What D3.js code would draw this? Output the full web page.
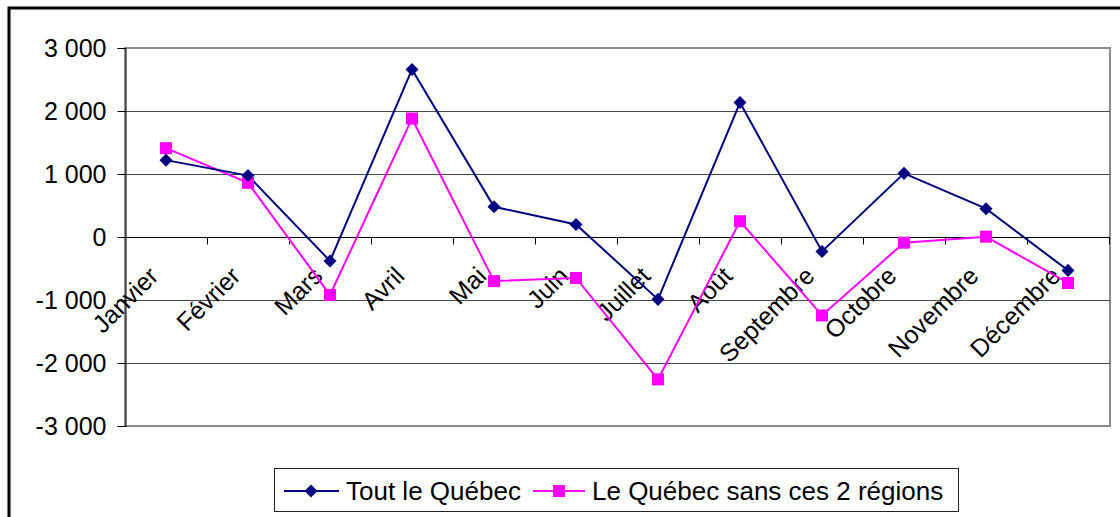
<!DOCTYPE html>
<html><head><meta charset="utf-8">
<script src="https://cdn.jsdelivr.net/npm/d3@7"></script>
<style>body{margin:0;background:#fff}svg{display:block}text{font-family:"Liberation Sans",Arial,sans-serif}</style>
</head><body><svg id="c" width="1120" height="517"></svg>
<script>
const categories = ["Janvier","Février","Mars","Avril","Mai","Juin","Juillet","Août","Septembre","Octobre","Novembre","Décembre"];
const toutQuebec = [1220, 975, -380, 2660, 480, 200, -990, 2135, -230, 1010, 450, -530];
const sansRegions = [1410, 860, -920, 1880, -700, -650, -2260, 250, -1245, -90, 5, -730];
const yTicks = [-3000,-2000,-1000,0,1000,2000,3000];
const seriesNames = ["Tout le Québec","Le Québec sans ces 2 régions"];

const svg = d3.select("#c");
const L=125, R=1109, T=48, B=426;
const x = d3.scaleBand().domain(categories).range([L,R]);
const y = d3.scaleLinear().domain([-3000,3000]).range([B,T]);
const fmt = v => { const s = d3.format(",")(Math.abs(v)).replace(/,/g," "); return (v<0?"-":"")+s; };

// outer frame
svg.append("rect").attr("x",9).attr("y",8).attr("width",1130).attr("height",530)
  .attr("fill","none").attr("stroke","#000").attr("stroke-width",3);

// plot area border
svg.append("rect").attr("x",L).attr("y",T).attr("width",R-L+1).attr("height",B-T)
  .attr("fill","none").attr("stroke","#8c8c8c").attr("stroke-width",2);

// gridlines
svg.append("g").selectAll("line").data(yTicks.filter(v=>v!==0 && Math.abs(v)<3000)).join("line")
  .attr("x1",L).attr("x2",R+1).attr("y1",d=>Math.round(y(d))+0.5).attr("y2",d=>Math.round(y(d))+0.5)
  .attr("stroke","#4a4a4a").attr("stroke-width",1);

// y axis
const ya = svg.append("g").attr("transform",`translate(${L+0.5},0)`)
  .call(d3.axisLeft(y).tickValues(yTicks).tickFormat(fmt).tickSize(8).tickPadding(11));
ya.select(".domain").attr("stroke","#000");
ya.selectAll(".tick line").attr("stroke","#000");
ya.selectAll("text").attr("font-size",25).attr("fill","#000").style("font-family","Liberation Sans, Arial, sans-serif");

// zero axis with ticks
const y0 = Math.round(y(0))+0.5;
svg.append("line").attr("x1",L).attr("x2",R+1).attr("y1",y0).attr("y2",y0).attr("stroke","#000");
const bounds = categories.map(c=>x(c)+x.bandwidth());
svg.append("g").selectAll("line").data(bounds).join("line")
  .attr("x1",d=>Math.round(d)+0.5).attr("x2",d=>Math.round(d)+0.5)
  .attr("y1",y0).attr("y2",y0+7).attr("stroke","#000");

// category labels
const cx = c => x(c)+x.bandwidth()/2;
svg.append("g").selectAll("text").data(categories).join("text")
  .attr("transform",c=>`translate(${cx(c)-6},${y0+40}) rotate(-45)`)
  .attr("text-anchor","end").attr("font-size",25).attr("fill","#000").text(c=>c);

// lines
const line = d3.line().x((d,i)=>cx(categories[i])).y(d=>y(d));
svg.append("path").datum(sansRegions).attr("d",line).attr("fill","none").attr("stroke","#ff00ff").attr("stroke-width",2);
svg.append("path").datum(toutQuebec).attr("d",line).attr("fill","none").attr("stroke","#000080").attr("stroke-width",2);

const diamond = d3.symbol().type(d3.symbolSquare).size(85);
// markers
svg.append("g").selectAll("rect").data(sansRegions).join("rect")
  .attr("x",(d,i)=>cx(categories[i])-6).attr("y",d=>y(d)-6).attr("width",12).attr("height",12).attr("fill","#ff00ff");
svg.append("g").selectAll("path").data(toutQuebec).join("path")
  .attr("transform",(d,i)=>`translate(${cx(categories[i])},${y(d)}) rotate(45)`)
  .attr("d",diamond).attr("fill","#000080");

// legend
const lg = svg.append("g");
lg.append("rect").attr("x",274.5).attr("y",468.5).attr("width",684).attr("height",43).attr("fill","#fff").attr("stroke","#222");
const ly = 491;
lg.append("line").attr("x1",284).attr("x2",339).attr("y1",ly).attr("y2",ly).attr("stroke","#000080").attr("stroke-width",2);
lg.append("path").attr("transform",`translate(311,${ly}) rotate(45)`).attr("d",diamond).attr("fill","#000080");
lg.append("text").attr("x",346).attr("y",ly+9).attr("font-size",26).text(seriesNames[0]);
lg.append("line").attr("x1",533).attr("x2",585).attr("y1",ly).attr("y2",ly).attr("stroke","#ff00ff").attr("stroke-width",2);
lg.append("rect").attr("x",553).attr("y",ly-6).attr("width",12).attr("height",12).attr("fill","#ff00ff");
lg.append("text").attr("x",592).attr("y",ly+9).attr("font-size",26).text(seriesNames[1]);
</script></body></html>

---

*SHORT PROBLEM*
Copy the listing word for word, excluding its pictures.

*EXERCISE OUTPUT*
What D3.js code would draw this? Output the full web page.
<!DOCTYPE html>
<html><head><meta charset="utf-8">
<script src="https://cdn.jsdelivr.net/npm/d3@7"></script>
<style>body{margin:0;background:#fff}svg{display:block}text{font-family:"Liberation Sans",Arial,sans-serif}</style>
</head><body><svg id="c" width="1120" height="517"></svg>
<script>
const categories = ["Janvier","Février","Mars","Avril","Mai","Juin","Juillet","Août","Septembre","Octobre","Novembre","Décembre"];
const toutQuebec = [1220, 975, -380, 2660, 480, 200, -990, 2135, -230, 1010, 450, -530];
const sansRegions = [1410, 860, -920, 1880, -700, -650, -2260, 250, -1245, -90, 5, -730];
const yTicks = [-3000,-2000,-1000,0,1000,2000,3000];
const seriesNames = ["Tout le Québec","Le Québec sans ces 2 régions"];

const svg = d3.select("#c");
const L=125, R=1109, T=48, B=426;
const x = d3.scaleBand().domain(categories).range([L,R]);
const y = d3.scaleLinear().domain([-3000,3000]).range([B,T]);
const fmt = v => { const s = d3.format(",")(Math.abs(v)).replace(/,/g," "); return (v<0?"-":"")+s; };

// outer frame
svg.append("rect").attr("x",9).attr("y",8).attr("width",1130).attr("height",530)
  .attr("fill","none").attr("stroke","#000").attr("stroke-width",3);

// plot area border
svg.append("rect").attr("x",L).attr("y",T).attr("width",R-L+1).attr("height",B-T)
  .attr("fill","none").attr("stroke","#8c8c8c").attr("stroke-width",2);

// gridlines
svg.append("g").selectAll("line").data(yTicks.filter(v=>v!==0 && Math.abs(v)<3000)).join("line")
  .attr("x1",L).attr("x2",R+1).attr("y1",d=>Math.round(y(d))+0.5).attr("y2",d=>Math.round(y(d))+0.5)
  .attr("stroke","#4a4a4a").attr("stroke-width",1);

// y axis
const ya = svg.append("g").attr("transform",`translate(${L+0.5},0)`)
  .call(d3.axisLeft(y).tickValues(yTicks).tickFormat(fmt).tickSize(8).tickPadding(11));
ya.select(".domain").attr("stroke","#000");
ya.selectAll(".tick line").attr("stroke","#000");
ya.selectAll("text").attr("font-size",25).attr("fill","#000").style("font-family","Liberation Sans, Arial, sans-serif");

// zero axis with ticks
const y0 = Math.round(y(0))+0.5;
svg.append("line").attr("x1",L).attr("x2",R+1).attr("y1",y0).attr("y2",y0).attr("stroke","#000");
const bounds = categories.map(c=>x(c)+x.bandwidth());
svg.append("g").selectAll("line").data(bounds).join("line")
  .attr("x1",d=>Math.round(d)+0.5).attr("x2",d=>Math.round(d)+0.5)
  .attr("y1",y0).attr("y2",y0+7).attr("stroke","#000");

// category labels
const cx = c => x(c)+x.bandwidth()/2;
svg.append("g").selectAll("text").data(categories).join("text")
  .attr("transform",c=>`translate(${cx(c)-6},${y0+40}) rotate(-45)`)
  .attr("text-anchor","end").attr("font-size",25).attr("fill","#000").text(c=>c);

// lines
const line = d3.line().x((d,i)=>cx(categories[i])).y(d=>y(d));
svg.append("path").datum(sansRegions).attr("d",line).attr("fill","none").attr("stroke","#ff00ff").attr("stroke-width",2);
svg.append("path").datum(toutQuebec).attr("d",line).attr("fill","none").attr("stroke","#000080").attr("stroke-width",2);

const diamond = d3.symbol().type(d3.symbolSquare).size(85);
// markers
svg.append("g").selectAll("rect").data(sansRegions).join("rect")
  .attr("x",(d,i)=>cx(categories[i])-6).attr("y",d=>y(d)-6).attr("width",12).attr("height",12).attr("fill","#ff00ff");
svg.append("g").selectAll("path").data(toutQuebec).join("path")
  .attr("transform",(d,i)=>`translate(${cx(categories[i])},${y(d)}) rotate(45)`)
  .attr("d",diamond).attr("fill","#000080");

// legend
const lg = svg.append("g");
lg.append("rect").attr("x",274.5).attr("y",468.5).attr("width",684).attr("height",43).attr("fill","#fff").attr("stroke","#222");
const ly = 491;
lg.append("line").attr("x1",284).attr("x2",339).attr("y1",ly).attr("y2",ly).attr("stroke","#000080").attr("stroke-width",2);
lg.append("path").attr("transform",`translate(311,${ly}) rotate(45)`).attr("d",diamond).attr("fill","#000080");
lg.append("text").attr("x",346).attr("y",ly+9).attr("font-size",26).text(seriesNames[0]);
lg.append("line").attr("x1",533).attr("x2",585).attr("y1",ly).attr("y2",ly).attr("stroke","#ff00ff").attr("stroke-width",2);
lg.append("rect").attr("x",553).attr("y",ly-6).attr("width",12).attr("height",12).attr("fill","#ff00ff");
lg.append("text").attr("x",592).attr("y",ly+9).attr("font-size",26).text(seriesNames[1]);
</script></body></html>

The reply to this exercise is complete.